** BEGIN Stored records **

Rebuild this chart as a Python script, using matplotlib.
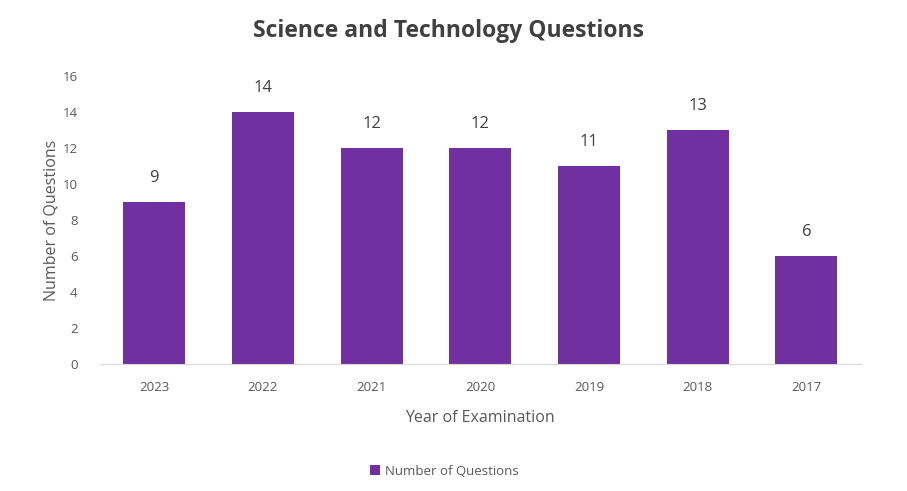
import matplotlib.pyplot as plt

years = ['2023', '2022', '2021', '2020', '2019', '2018', '2017']
questions = [9, 14, 12, 12, 11, 13, 6]
yticks = [0, 2, 4, 6, 8, 10, 12, 14, 16]

plt.rcParams['font.family'] = ['Open Sans', 'DejaVu Sans']
grey = '#595959'
purple = '#7030A0'

fig = plt.figure(figsize=(9.07, 4.91), dpi=100)
ax = fig.add_axes([0.110, 0.2587, 0.839, 0.5863])

bars = ax.bar(years, questions, width=0.57, color=purple, label='Number of Questions')
for b, v in zip(bars, questions):
    ax.text(b.get_x() + b.get_width() / 2, v + 0.9, str(v), ha='center', va='bottom',
            fontsize=12, color='#404040')

ax.set_ylim(0, 16)
ax.set_xlim(-0.5, len(years) - 0.5)
ax.set_yticks(yticks)
for s in ['top', 'right', 'left']:
    ax.spines[s].set_visible(False)
ax.spines['bottom'].set_color('#d9d9d9')
ax.tick_params(axis='both', length=0, labelcolor=grey, labelsize=9.5)
ax.tick_params(axis='x', pad=12)
ax.tick_params(axis='y', pad=16)

ax.set_xlabel('Year of Examination', fontsize=11.5, color=grey, labelpad=12)
ax.set_ylabel('Number of Questions', fontsize=11.5, color=grey, labelpad=2)
fig.suptitle('Science and Technology Questions', x=0.494, y=0.962, fontsize=16.5,
             fontweight='bold', color='#404040')

fig.legend(loc='center', bbox_to_anchor=(0.49, 0.04), frameon=False, fontsize=9.5,
           handlelength=0.8, handleheight=0.8, labelcolor=grey, handletextpad=0.4)

fig.savefig('out.png', dpi=100)
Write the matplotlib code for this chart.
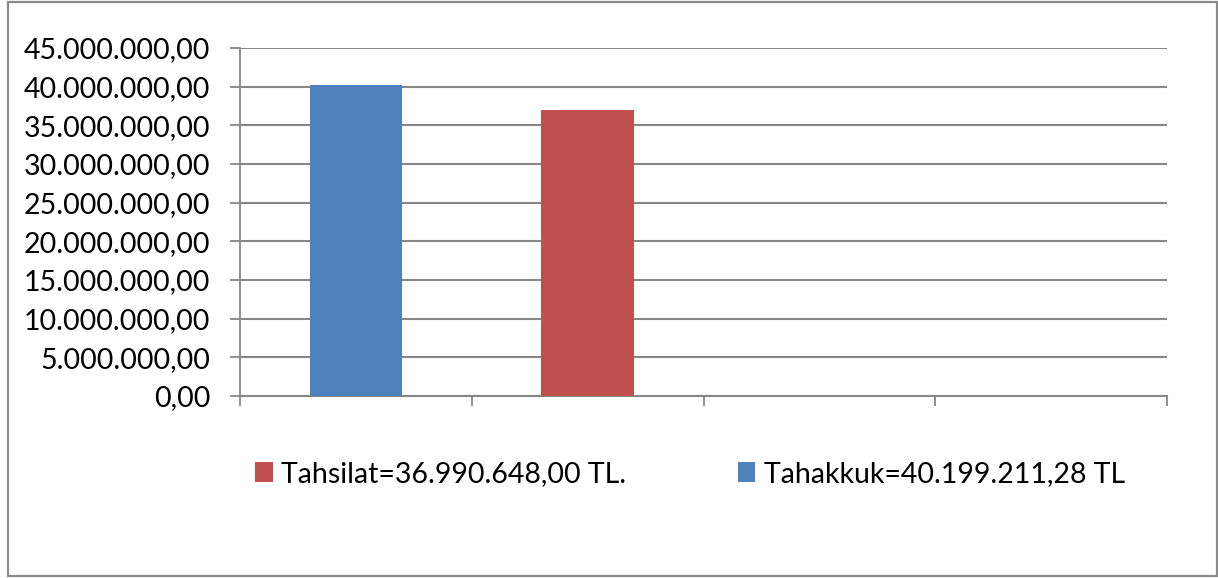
import matplotlib
matplotlib.use("Agg")
import matplotlib.pyplot as plt
from matplotlib.patches import Rectangle, Patch
from matplotlib.ticker import FixedLocator, FuncFormatter

categories = ["1", "2", "3", "4"]
tahakkuk_value = 40199211.28
tahsilat_value = 36990648.00
series_labels = ["Tahsilat=36.990.648,00 TL.", "Tahakkuk=40.199.211,28 TL"]
y_ticks = [0, 5e6, 10e6, 15e6, 20e6, 25e6, 30e6, 35e6, 40e6, 45e6]

BLUE = "#4F81BD"
RED = "#C0504D"
GRID = "#878787"
FS = 20.5

plt.rcParams['font.family'] = ['Lato', 'DejaVu Sans']

W, H = 1218, 578
fig = plt.figure(figsize=(W / 100, H / 100), dpi=100)

# outer border
fig.patches.append(Rectangle((8 / W, 1 - 576 / H), (1216.5 - 8) / W, (576 - 2) / H,
                             transform=fig.transFigure, fill=False,
                             edgecolor="#8a8a8a", linewidth=1.6))

ax = fig.add_axes([240 / W, 1 - 396 / H, (1167 - 240) / W, (396 - 48) / H])
ax.bar([0], [tahakkuk_value], width=0.4, color=BLUE, zorder=3)
ax.bar([1], [tahsilat_value], width=0.4, color=RED, zorder=3)

ax.set_xlim(-0.5, len(categories) - 0.5)
ax.set_ylim(0, 45e6)

def fmt(v, pos):
    s = f"{v:,.2f}"
    return s.replace(",", "X").replace(".", ",").replace("X", ".")

ax.yaxis.set_major_locator(FixedLocator(y_ticks))
ax.yaxis.set_major_formatter(FuncFormatter(fmt))
ax.xaxis.set_major_locator(FixedLocator([i - 0.5 for i in range(len(categories) + 1)]))
ax.set_xticklabels([])

ax.grid(axis="y", color=GRID, linewidth=1.5, zorder=0)
for s in ["top", "right"]:
    ax.spines[s].set_visible(False)
ax.spines["left"].set_color(GRID)
ax.spines["left"].set_linewidth(1.3)
ax.spines["bottom"].set_color(GRID)
ax.spines["bottom"].set_linewidth(1.5)
ax.tick_params(axis="y", length=7, width=1.3, color=GRID, labelsize=FS, pad=14.5, labelcolor="black")
ax.tick_params(axis="x", length=7.5, width=1.3, color=GRID)

handles = [Patch(facecolor=RED), Patch(facecolor=BLUE)]
fig.legend(handles, series_labels, loc="center", bbox_to_anchor=(0.5665, 1 - 474 / H),
           ncol=2, frameon=False, fontsize=FS, handlelength=0.62, handleheight=0.65,
           handletextpad=0.3, columnspacing=3.9)

fig.savefig("out.png", dpi=100)
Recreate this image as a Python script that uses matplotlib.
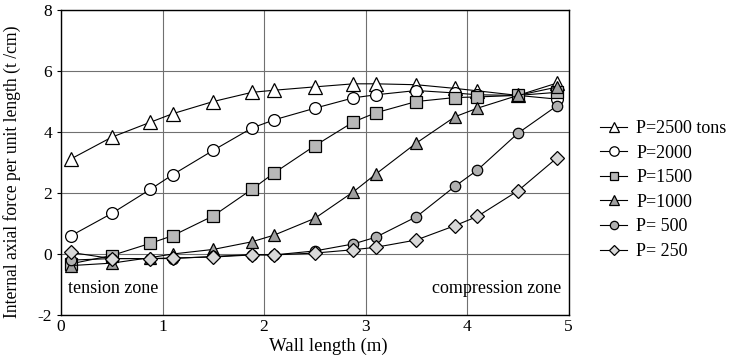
import matplotlib
matplotlib.use('Agg')
import matplotlib.pyplot as plt

matplotlib.rcParams['font.family'] = 'Liberation Serif'
matplotlib.rcParams['font.size'] = 12
matplotlib.rcParams['axes.unicode_minus'] = False

# positions along the wall (m)
x = [0.1, 0.5, 0.88, 1.1, 1.5, 1.88, 2.1, 2.5, 2.88, 3.1, 3.5, 3.88, 4.1, 4.5, 4.88]

# internal axial force (t/cm) for each load level
p2500 = [3.12, 3.83, 4.32, 4.6, 5.0, 5.3, 5.37, 5.48, 5.58, 5.58, 5.55, 5.43, 5.35, 5.2, 5.6]
p2000 = [0.6, 1.33, 2.12, 2.6, 3.4, 4.13, 4.4, 4.78, 5.12, 5.22, 5.36, 5.28, 5.22, 5.2, 5.08]
p1500 = [-0.32, -0.05, 0.35, 0.6, 1.25, 2.12, 2.66, 3.55, 4.33, 4.63, 5.0, 5.13, 5.15, 5.2, 5.3]
p1000 = [-0.38, -0.3, -0.12, 0.0, 0.15, 0.4, 0.62, 1.17, 2.04, 2.62, 3.64, 4.5, 4.78, 5.2, 5.47]
p500 = [-0.2, -0.15, -0.15, -0.15, -0.08, -0.02, -0.03, 0.1, 0.33, 0.55, 1.22, 2.22, 2.75, 3.96, 4.85]
p250 = [0.05, -0.15, -0.15, -0.13, -0.1, -0.03, -0.03, 0.03, 0.14, 0.22, 0.46, 0.93, 1.23, 2.07, 3.14]

labels = ['P=2500 tons', 'P=2000', 'P=1500', 'P=1000', 'P= 500', 'P= 250']
series = [p2500, p2000, p1500, p1000, p500, p250]
markers = ['^', 'o', 's', '^', 'o', 'D']
faces = ['white', 'white', '#b8b8b8', '#a0a0a0', '#b0b0b0', '#d8d8d8']
sizes = [9.5, 8.5, 8, 8.5, 7.5, 7]

fig = plt.figure(figsize=(7.31, 3.59), dpi=100)
ax = fig.add_axes([0.0834, 0.1226, 0.6946, 0.8495])

for y, lab, m, fc, ms in zip(series, labels, markers, faces, sizes):
    ax.plot(x, y, color='black', lw=0.8, marker=m, markersize=ms,
            markerfacecolor=fc, markeredgecolor='black', markeredgewidth=0.9,
            label=lab)

ax.set_xlim(0, 5)
ax.set_ylim(-2, 8)
ax.set_xticks([0, 1, 2, 3, 4, 5])
ax.set_yticks([-2, 0, 2, 4, 6, 8])
ax.grid(True, color='#707070', lw=0.8)
ax.tick_params(axis='x', length=0, pad=3, labelsize=12.5)
ax.tick_params(axis='y', length=3, direction='out', labelsize=12.5)
for s in ax.spines.values():
    s.set_linewidth(1.0)

ax.set_xlabel('Wall length (m)', fontsize=13.5, labelpad=0)
ax.xaxis.set_label_coords(0.527, -0.076)
ax.set_ylabel('Internal axial force per unit length (t /cm)', fontsize=12.7, labelpad=4)
ax.yaxis.set_label_coords(-0.078, 0.47)

ax.text(0.07, -1.28, 'tension zone', fontsize=13)
ax.text(4.93, -1.28, 'compression zone', fontsize=13, ha='right')

ax.legend(loc='center left', bbox_to_anchor=(1.03, 0.41), frameon=False,
          handlelength=1.5, handletextpad=0.5, labelspacing=0.42, fontsize=13,
          markerscale=0.8)

fig.savefig('out.png', dpi=100)
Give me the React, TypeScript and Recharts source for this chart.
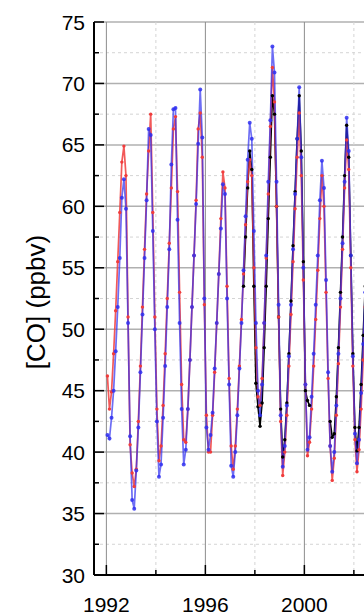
import { CartesianGrid, Line, LineChart, XAxis, YAxis } from "recharts"

// monthly means, Jan 1992 onwards (one row per year)
const RED = [
  46.2, 43.5, 44.9, 48.0, 51.5, 55.5, 59.5, 63.6, 64.9, 62.5, 51.0, 40.6,
  38.3, 37.2, 38.6, 42.5, 47.0, 51.8, 56.5, 61.0, 64.5, 67.5, 59.5, 51.0,
  43.5, 39.3, 40.5, 43.8, 48.0, 52.5, 57.0, 61.5, 66.3, 67.3, 61.2, 53.0,
  45.5, 41.0, 40.8, 43.5, 47.5, 51.8, 56.0, 60.5, 66.3, 67.6, 64.0, 52.0,
  43.0, 40.0, 40.0, 43.0, 46.5, 50.5, 54.5, 59.0, 62.8, 61.5, 53.5, 46.0,
  40.5, 38.6, 40.5, 43.5, 47.0, 50.8, 54.5, 58.5, 62.0, 63.8, 62.5, 55.0,
  48.5, 44.5, 43.8, 46.0, 50.5, 55.8, 61.0, 66.5, 71.3, 68.5, 60.0, 51.0,
  42.5, 38.1, 40.0, 43.0, 47.0, 51.2, 55.5, 59.8, 64.0, 67.6, 62.5, 54.0,
  45.5, 39.7, 40.8, 43.5, 47.0, 50.8, 54.8, 59.0, 62.5, 60.0, 53.0, 46.0,
  40.5, 37.7, 39.5, 43.0, 47.2, 51.8, 56.5, 61.5, 65.4, 63.0, 55.0, 47.0,
  41.0, 38.4, 40.2, 43.5, 47.5, 51.8, 56.0, 60.5,
]

const BLUE = [
  41.4, 41.1, 42.8, 45.0, 48.2, 51.8, 55.8, 60.7, 62.2, 59.8, 50.5, 41.3,
  36.1, 35.4, 38.5, 42.0, 46.5, 51.2, 55.8, 60.5, 66.3, 65.8, 58.0, 50.0,
  42.5, 38.0, 39.0, 42.8, 47.0, 51.8, 56.5, 63.4, 67.9, 68.0, 58.9, 50.5,
  43.5, 39.0, 40.2, 43.5, 47.5, 51.8, 56.0, 60.2, 65.1, 69.5, 65.6, 52.5,
  42.0, 40.2, 41.4, 43.2, 46.8, 50.5, 54.5, 58.2, 61.8, 61.0, 52.5, 45.5,
  38.9, 38.0, 40.0, 43.0, 46.8, 50.5, 54.8, 59.2, 63.8, 66.8, 65.5, 58.0,
  50.5, 45.0, 43.0, 45.5, 50.5, 56.0, 62.0, 67.0, 73.0, 70.9, 62.0, 52.0,
  43.0, 38.8, 40.5, 43.8, 47.8, 52.0, 56.5, 61.0, 65.5, 69.7, 64.0, 55.0,
  45.5, 40.2, 41.2, 44.5, 48.0, 52.0, 56.0, 60.5, 63.7, 61.5, 54.0, 46.5,
  40.5, 38.4, 40.0, 43.8, 48.0, 52.5, 57.0, 62.0, 67.2, 64.5, 56.0, 47.8,
  41.5, 39.1, 41.0, 44.8, 48.8, 53.0, 57.5, 62.0,
]

const BLACK = [
  null, null, null, null, null, null, null, null, null, null, null, null,
  null, null, null, null, null, null, null, null, null, null, null, null,
  null, null, null, null, null, null, null, null, null, null, null, null,
  null, null, null, null, null, null, null, null, null, null, null, null,
  null, null, null, null, null, null, null, null, null, null, null, null,
  null, null, null, null, null, null, 53.5, 57.5, 61.5, 64.5, 63.0, 53.5,
  45.6, 43.7, 42.1, 44.0, 48.5, 53.5, 59.0, 64.0, 69.0, 67.5, 60.0, 51.0,
  43.5, 39.6, 41.0, 44.0, 48.0, 52.3, 56.8, 61.2, 65.5, 69.0, 64.5, 55.5,
  45.0, 44.2, 43.8, null, null, null, null, null, null, null, null, null,
  42.5, 41.2, 41.5, 44.5, 48.5, 53.0, 57.5, 62.5, 66.6, 64.0, 56.0, 48.0,
  42.0, 40.1, 42.0, 45.5, 49.5, 53.5, 58.0, 62.0,
]

const START_YEAR = 1992
const X_DOMAIN = [1991.5, 2003.5]
const X_TICKS = [1992, 1994, 1996, 1998, 2000, 2002]
const Y_TICKS = [30, 32.5, 35, 37.5, 40, 42.5, 45, 47.5, 50, 52.5, 55, 57.5, 60, 62.5, 65, 67.5, 70, 72.5, 75]

const data = RED.map((v, i) => ({
  t: START_YEAR + (i + 0.5) / 12,
  red: v,
  blue: BLUE[i],
  black: BLACK[i],
}))

const FONT = '"Liberation Sans", Arial, sans-serif'
const AXIS_X = 94
const TOP_Y = 22
const BOTTOM_Y = 575

function BottomTick(props: any) {
  const { x, payload } = props
  const major = payload.value % 4 === 0
  return (
    <g>
      <line x1={x} x2={x} y1={BOTTOM_Y} y2={BOTTOM_Y - (major ? 10 : 5)} stroke="#000" strokeWidth={1.5} />
      {major && (
        <text x={x} y={604} textAnchor="middle" dominantBaseline="central" fontSize={21} fontFamily={FONT} fill="#000">
          {payload.value}
        </text>
      )}
    </g>
  )
}

function TopTick(props: any) {
  const { x, payload } = props
  const major = payload.value % 4 === 0
  return <line x1={x} x2={x} y1={TOP_Y} y2={TOP_Y + (major ? 10 : 5)} stroke="#000" strokeWidth={1.5} />
}

function LeftTick(props: any) {
  const { y, payload } = props
  const major = payload.value % 5 === 0
  return (
    <g>
      <line x1={AXIS_X} x2={AXIS_X + (major ? 10 : 5)} y1={y} y2={y} stroke="#000" strokeWidth={1.5} />
      {major && (
        <text x={85} y={y} textAnchor="end" dominantBaseline="central" fontSize={21} fontFamily={FONT} fill="#000">
          {payload.value}
        </text>
      )}
    </g>
  )
}

function HLine(p: any) {
  const major = Y_TICKS[p.index] % 5 === 0
  return (
    <line
      key={p.key}
      x1={p.x1}
      x2={p.x2}
      y1={p.y1}
      y2={p.y2}
      stroke={major ? "#b0b0b0" : "#d4d4d4"}
      strokeWidth={major ? 1.5 : 1}
      strokeDasharray={major ? undefined : "3 3"}
    />
  )
}

function VLine(p: any) {
  const major = X_TICKS[p.index] % 4 === 0
  return (
    <line
      key={p.key}
      x1={p.x1}
      x2={p.x2}
      y1={p.y1}
      y2={p.y2}
      stroke={major ? "#8c8c8c" : "#d4d4d4"}
      strokeWidth={1}
      strokeDasharray={major ? undefined : "3 3"}
    />
  )
}

export default function App() {
  return (
    <div style={{ position: "absolute", left: 0, top: 0, width: 364, height: 616, overflow: "hidden", background: "#fff" }}>
      <LineChart width={400} height={616} data={data} margin={{ top: TOP_Y, right: 9, bottom: 0, left: 0 }}>
        <CartesianGrid horizontal={HLine} vertical={VLine} />
        <XAxis
          dataKey="t"
          type="number"
          domain={X_DOMAIN}
          ticks={X_TICKS}
          height={41}
          tickLine={false}
          tick={<BottomTick />}
          axisLine={{ stroke: "#000", strokeWidth: 2 }}
          allowDataOverflow
        />
        <XAxis
          xAxisId="top"
          orientation="top"
          dataKey="t"
          type="number"
          domain={X_DOMAIN}
          ticks={X_TICKS}
          height={0}
          tickLine={false}
          tick={<TopTick />}
          axisLine={{ stroke: "#000", strokeWidth: 1.5 }}
          allowDataOverflow
        />
        <YAxis
          type="number"
          domain={[30, 75]}
          ticks={Y_TICKS}
          width={AXIS_X}
          tickLine={false}
          tick={<LeftTick />}
          axisLine={{ stroke: "#000", strokeWidth: 2 }}
          allowDataOverflow
        />
        <Line
          dataKey="black"
          stroke="#000"
          strokeWidth={1.6}
          dot={{ r: 1.7, fill: "#000", stroke: "none" }}
          connectNulls={false}
          isAnimationActive={false}
        />
        <Line
          dataKey="red"
          stroke="#f03c3c"
          strokeOpacity={0.85}
          strokeWidth={1.7}
          dot={{ r: 1.7, fill: "#f03c3c", stroke: "none" }}
          isAnimationActive={false}
        />
        <Line
          dataKey="blue"
          stroke="#2f2ff0"
          strokeOpacity={0.7}
          strokeWidth={1.7}
          dot={{ r: 2, fill: "#2f2ff0", fillOpacity: 0.85, stroke: "none" }}
          isAnimationActive={false}
        />
      </LineChart>
      <div
        style={{
          position: "absolute",
          left: 36,
          top: 302,
          transform: "translate(-50%, -50%) rotate(-90deg)",
          whiteSpace: "nowrap",
          fontFamily: FONT,
          fontSize: 26,
          color: "#000",
        }}
      >
        [CO] (ppbv)
      </div>
    </div>
  )
}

** END Stored records **

● Instructions to follow
In the lines above, find each one with "this" and list it.

● Full response
Rebuild this chart as a Python script, using matplotlib.
Write the matplotlib code for this chart.
Recreate this image as a Python script that uses matplotlib.
Give me the React, TypeScript and Recharts source for this chart.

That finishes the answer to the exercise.